= Exercise aim =
Leave out the pictures and transcribe everything else exactly.
>> START
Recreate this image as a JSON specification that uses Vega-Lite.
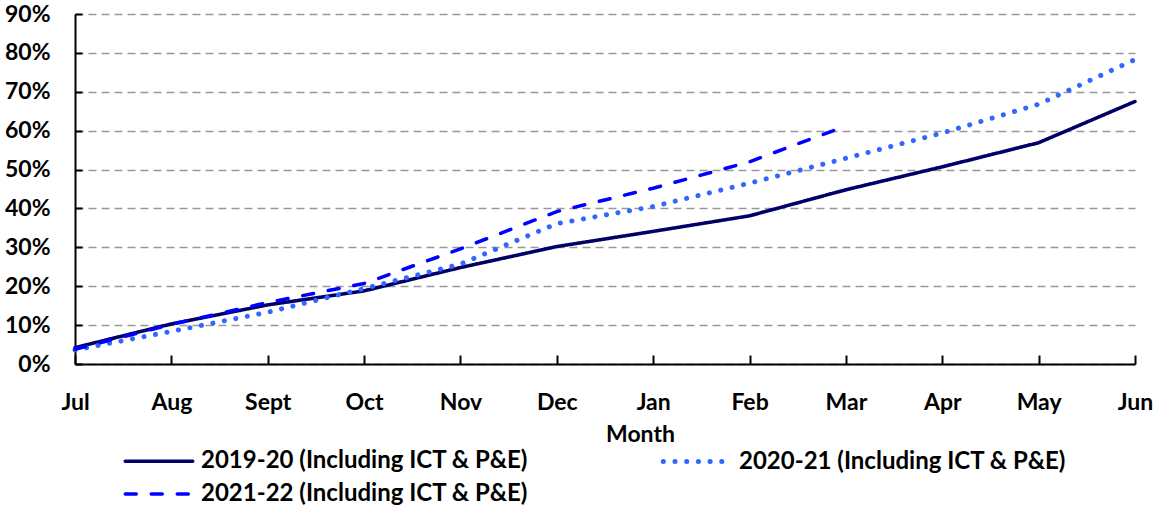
{
  "$schema": "https://vega.github.io/schema/vega-lite/v6.json",
  "width": 1060,
  "height": 350,
  "autosize": {"type": "none"},
  "padding": {"left": 75, "top": 14, "right": 18, "bottom": 144},
  "background": "white",
  "data": {
    "values": [
      {"month": "Jul", "series": "2019-20 (Including ICT & P&E)", "value": 0.042},
      {"month": "Aug", "series": "2019-20 (Including ICT & P&E)", "value": 0.103},
      {"month": "Sept", "series": "2019-20 (Including ICT & P&E)", "value": 0.152},
      {"month": "Oct", "series": "2019-20 (Including ICT & P&E)", "value": 0.188},
      {"month": "Nov", "series": "2019-20 (Including ICT & P&E)", "value": 0.248},
      {"month": "Dec", "series": "2019-20 (Including ICT & P&E)", "value": 0.302},
      {"month": "Jan", "series": "2019-20 (Including ICT & P&E)", "value": 0.341},
      {"month": "Feb", "series": "2019-20 (Including ICT & P&E)", "value": 0.381},
      {"month": "Mar", "series": "2019-20 (Including ICT & P&E)", "value": 0.448},
      {"month": "Apr", "series": "2019-20 (Including ICT & P&E)", "value": 0.507},
      {"month": "May", "series": "2019-20 (Including ICT & P&E)", "value": 0.569},
      {"month": "Jun", "series": "2019-20 (Including ICT & P&E)", "value": 0.675},
      {"month": "Jul", "series": "2020-21 (Including ICT & P&E)", "value": 0.036},
      {"month": "Aug", "series": "2020-21 (Including ICT & P&E)", "value": 0.084},
      {"month": "Sept", "series": "2020-21 (Including ICT & P&E)", "value": 0.133},
      {"month": "Oct", "series": "2020-21 (Including ICT & P&E)", "value": 0.194},
      {"month": "Nov", "series": "2020-21 (Including ICT & P&E)", "value": 0.257},
      {"month": "Dec", "series": "2020-21 (Including ICT & P&E)", "value": 0.361},
      {"month": "Jan", "series": "2020-21 (Including ICT & P&E)", "value": 0.405},
      {"month": "Feb", "series": "2020-21 (Including ICT & P&E)", "value": 0.465},
      {"month": "Mar", "series": "2020-21 (Including ICT & P&E)", "value": 0.529},
      {"month": "Apr", "series": "2020-21 (Including ICT & P&E)", "value": 0.594},
      {"month": "May", "series": "2020-21 (Including ICT & P&E)", "value": 0.668},
      {"month": "Jun", "series": "2020-21 (Including ICT & P&E)", "value": 0.783},
      {"month": "Jul", "series": "2021-22 (Including ICT & P&E)", "value": 0.038},
      {"month": "Aug", "series": "2021-22 (Including ICT & P&E)", "value": 0.102},
      {"month": "Sept", "series": "2021-22 (Including ICT & P&E)", "value": 0.158},
      {"month": "Oct", "series": "2021-22 (Including ICT & P&E)", "value": 0.207},
      {"month": "Nov", "series": "2021-22 (Including ICT & P&E)", "value": 0.296},
      {"month": "Dec", "series": "2021-22 (Including ICT & P&E)", "value": 0.392},
      {"month": "Jan", "series": "2021-22 (Including ICT & P&E)", "value": 0.452},
      {"month": "Feb", "series": "2021-22 (Including ICT & P&E)", "value": 0.52},
      {"month": "Mar", "series": "2021-22 (Including ICT & P&E)", "value": 0.612}
    ]
  },
  "mark": {"type": "line", "strokeCap": "round", "strokeJoin": "round"},
  "encoding": {
    "x": {
      "field": "month",
      "type": "ordinal",
      "sort": ["Jul", "Aug", "Sept", "Oct", "Nov", "Dec", "Jan", "Feb", "Mar", "Apr", "May", "Jun"],
      "scale": {"type": "point", "padding": 0},
      "axis": {
        "title": "Month",
        "labelAngle": 0,
        "labelFont": "Lato",
        "labelFontWeight": "bold",
        "labelFontSize": 23,
        "labelColor": "black",
        "labelBaseline": "alphabetic",
        "labelPadding": 54,
        "tickSize": -9,
        "tickColor": "black",
        "tickWidth": 2,
        "domainColor": "black",
        "domainWidth": 2,
        "titleFont": "Lato",
        "titleFontWeight": "bold",
        "titleFontSize": 23,
        "titleColor": "black",
        "titleAlign": "center",
        "titleBaseline": "alphabetic",
        "titleX": 565,
        "titleY": 77
      }
    },
    "y": {
      "field": "value",
      "type": "quantitative",
      "scale": {"domain": [0, 0.9], "nice": false},
      "axis": {
        "title": null,
        "format": ".0%",
        "values": [0, 0.1, 0.2, 0.3, 0.4, 0.5, 0.6, 0.7, 0.8, 0.9],
        "labelFont": "Lato",
        "labelFontWeight": "bold",
        "labelFontSize": 23,
        "labelColor": "black",
        "labelPadding": 32,
        "tickSize": -7,
        "tickColor": "black",
        "tickWidth": 2,
        "domainColor": "black",
        "domainWidth": 2,
        "grid": true,
        "gridColor": "#999999",
        "gridDash": [8, 5],
        "gridWidth": 1.5
      }
    },
    "strokeWidth": {
      "field": "series",
      "type": "nominal",
      "scale": {"type": "ordinal", "range": [3.5, 5, 3.5]},
      "legend": null
    },
    "color": {
      "field": "series",
      "type": "nominal",
      "scale": {"range": ["#000066", "#3366FF", "#0000FF"]},
      "legend": {
        "title": null,
        "orient": "none",
        "legendX": 68,
        "legendY": 431.5,
        "direction": "horizontal",
        "columns": 2,
        "columnPadding": 124,
        "rowPadding": 5,
        "labelFont": "Lato",
        "labelFontWeight": "bold",
        "labelFontSize": 24,
        "labelColor": "black",
        "labelOffset": 26,
        "labelLimit": 600,
        "symbolType": "M-2.5,0H2.5",
        "symbolSize": 729,
        "symbolStrokeWidth": 4,
        "encode": {"symbols": {"update": {"strokeCap": {"value": "round"}}}}
      }
    },
    "strokeDash": {
      "field": "series",
      "type": "nominal",
      "scale": {"range": [[1, 0], [0.1, 11.6], [11, 15]]},
      "legend": {
        "title": null,
        "orient": "none",
        "legendX": 68,
        "legendY": 431.5,
        "direction": "horizontal",
        "columns": 2,
        "columnPadding": 124,
        "rowPadding": 5,
        "labelFont": "Lato",
        "labelFontWeight": "bold",
        "labelFontSize": 24,
        "labelColor": "black",
        "labelOffset": 26,
        "labelLimit": 600,
        "symbolType": "M-2.5,0H2.5",
        "symbolSize": 729,
        "symbolStrokeWidth": 4,
        "encode": {"symbols": {"update": {"strokeCap": {"value": "round"}}}}
      }
    }
  },
  "config": {"view": {"stroke": null}}
}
>> END
= Response for this exercise =
Recreate this image as a JSON specification that uses Vega-Lite.
{
  "$schema": "https://vega.github.io/schema/vega-lite/v6.json",
  "width": 1060,
  "height": 350,
  "autosize": {"type": "none"},
  "padding": {"left": 75, "top": 14, "right": 18, "bottom": 144},
  "background": "white",
  "data": {
    "values": [
      {"month": "Jul", "series": "2019-20 (Including ICT & P&E)", "value": 0.042},
      {"month": "Aug", "series": "2019-20 (Including ICT & P&E)", "value": 0.103},
      {"month": "Sept", "series": "2019-20 (Including ICT & P&E)", "value": 0.152},
      {"month": "Oct", "series": "2019-20 (Including ICT & P&E)", "value": 0.188},
      {"month": "Nov", "series": "2019-20 (Including ICT & P&E)", "value": 0.248},
      {"month": "Dec", "series": "2019-20 (Including ICT & P&E)", "value": 0.302},
      {"month": "Jan", "series": "2019-20 (Including ICT & P&E)", "value": 0.341},
      {"month": "Feb", "series": "2019-20 (Including ICT & P&E)", "value": 0.381},
      {"month": "Mar", "series": "2019-20 (Including ICT & P&E)", "value": 0.448},
      {"month": "Apr", "series": "2019-20 (Including ICT & P&E)", "value": 0.507},
      {"month": "May", "series": "2019-20 (Including ICT & P&E)", "value": 0.569},
      {"month": "Jun", "series": "2019-20 (Including ICT & P&E)", "value": 0.675},
      {"month": "Jul", "series": "2020-21 (Including ICT & P&E)", "value": 0.036},
      {"month": "Aug", "series": "2020-21 (Including ICT & P&E)", "value": 0.084},
      {"month": "Sept", "series": "2020-21 (Including ICT & P&E)", "value": 0.133},
      {"month": "Oct", "series": "2020-21 (Including ICT & P&E)", "value": 0.194},
      {"month": "Nov", "series": "2020-21 (Including ICT & P&E)", "value": 0.257},
      {"month": "Dec", "series": "2020-21 (Including ICT & P&E)", "value": 0.361},
      {"month": "Jan", "series": "2020-21 (Including ICT & P&E)", "value": 0.405},
      {"month": "Feb", "series": "2020-21 (Including ICT & P&E)", "value": 0.465},
      {"month": "Mar", "series": "2020-21 (Including ICT & P&E)", "value": 0.529},
      {"month": "Apr", "series": "2020-21 (Including ICT & P&E)", "value": 0.594},
      {"month": "May", "series": "2020-21 (Including ICT & P&E)", "value": 0.668},
      {"month": "Jun", "series": "2020-21 (Including ICT & P&E)", "value": 0.783},
      {"month": "Jul", "series": "2021-22 (Including ICT & P&E)", "value": 0.038},
      {"month": "Aug", "series": "2021-22 (Including ICT & P&E)", "value": 0.102},
      {"month": "Sept", "series": "2021-22 (Including ICT & P&E)", "value": 0.158},
      {"month": "Oct", "series": "2021-22 (Including ICT & P&E)", "value": 0.207},
      {"month": "Nov", "series": "2021-22 (Including ICT & P&E)", "value": 0.296},
      {"month": "Dec", "series": "2021-22 (Including ICT & P&E)", "value": 0.392},
      {"month": "Jan", "series": "2021-22 (Including ICT & P&E)", "value": 0.452},
      {"month": "Feb", "series": "2021-22 (Including ICT & P&E)", "value": 0.52},
      {"month": "Mar", "series": "2021-22 (Including ICT & P&E)", "value": 0.612}
    ]
  },
  "mark": {"type": "line", "strokeCap": "round", "strokeJoin": "round"},
  "encoding": {
    "x": {
      "field": "month",
      "type": "ordinal",
      "sort": ["Jul", "Aug", "Sept", "Oct", "Nov", "Dec", "Jan", "Feb", "Mar", "Apr", "May", "Jun"],
      "scale": {"type": "point", "padding": 0},
      "axis": {
        "title": "Month",
        "labelAngle": 0,
        "labelFont": "Lato",
        "labelFontWeight": "bold",
        "labelFontSize": 23,
        "labelColor": "black",
        "labelBaseline": "alphabetic",
        "labelPadding": 54,
        "tickSize": -9,
        "tickColor": "black",
        "tickWidth": 2,
        "domainColor": "black",
        "domainWidth": 2,
        "titleFont": "Lato",
        "titleFontWeight": "bold",
        "titleFontSize": 23,
        "titleColor": "black",
        "titleAlign": "center",
        "titleBaseline": "alphabetic",
        "titleX": 565,
        "titleY": 77
      }
    },
    "y": {
      "field": "value",
      "type": "quantitative",
      "scale": {"domain": [0, 0.9], "nice": false},
      "axis": {
        "title": null,
        "format": ".0%",
        "values": [0, 0.1, 0.2, 0.3, 0.4, 0.5, 0.6, 0.7, 0.8, 0.9],
        "labelFont": "Lato",
        "labelFontWeight": "bold",
        "labelFontSize": 23,
        "labelColor": "black",
        "labelPadding": 32,
        "tickSize": -7,
        "tickColor": "black",
        "tickWidth": 2,
        "domainColor": "black",
        "domainWidth": 2,
        "grid": true,
        "gridColor": "#999999",
        "gridDash": [8, 5],
        "gridWidth": 1.5
      }
    },
    "strokeWidth": {
      "field": "series",
      "type": "nominal",
      "scale": {"type": "ordinal", "range": [3.5, 5, 3.5]},
      "legend": null
    },
    "color": {
      "field": "series",
      "type": "nominal",
      "scale": {"range": ["#000066", "#3366FF", "#0000FF"]},
      "legend": {
        "title": null,
        "orient": "none",
        "legendX": 68,
        "legendY": 431.5,
        "direction": "horizontal",
        "columns": 2,
        "columnPadding": 124,
        "rowPadding": 5,
        "labelFont": "Lato",
        "labelFontWeight": "bold",
        "labelFontSize": 24,
        "labelColor": "black",
        "labelOffset": 26,
        "labelLimit": 600,
        "symbolType": "M-2.5,0H2.5",
        "symbolSize": 729,
        "symbolStrokeWidth": 4,
        "encode": {"symbols": {"update": {"strokeCap": {"value": "round"}}}}
      }
    },
    "strokeDash": {
      "field": "series",
      "type": "nominal",
      "scale": {"range": [[1, 0], [0.1, 11.6], [11, 15]]},
      "legend": {
        "title": null,
        "orient": "none",
        "legendX": 68,
        "legendY": 431.5,
        "direction": "horizontal",
        "columns": 2,
        "columnPadding": 124,
        "rowPadding": 5,
        "labelFont": "Lato",
        "labelFontWeight": "bold",
        "labelFontSize": 24,
        "labelColor": "black",
        "labelOffset": 26,
        "labelLimit": 600,
        "symbolType": "M-2.5,0H2.5",
        "symbolSize": 729,
        "symbolStrokeWidth": 4,
        "encode": {"symbols": {"update": {"strokeCap": {"value": "round"}}}}
      }
    }
  },
  "config": {"view": {"stroke": null}}
}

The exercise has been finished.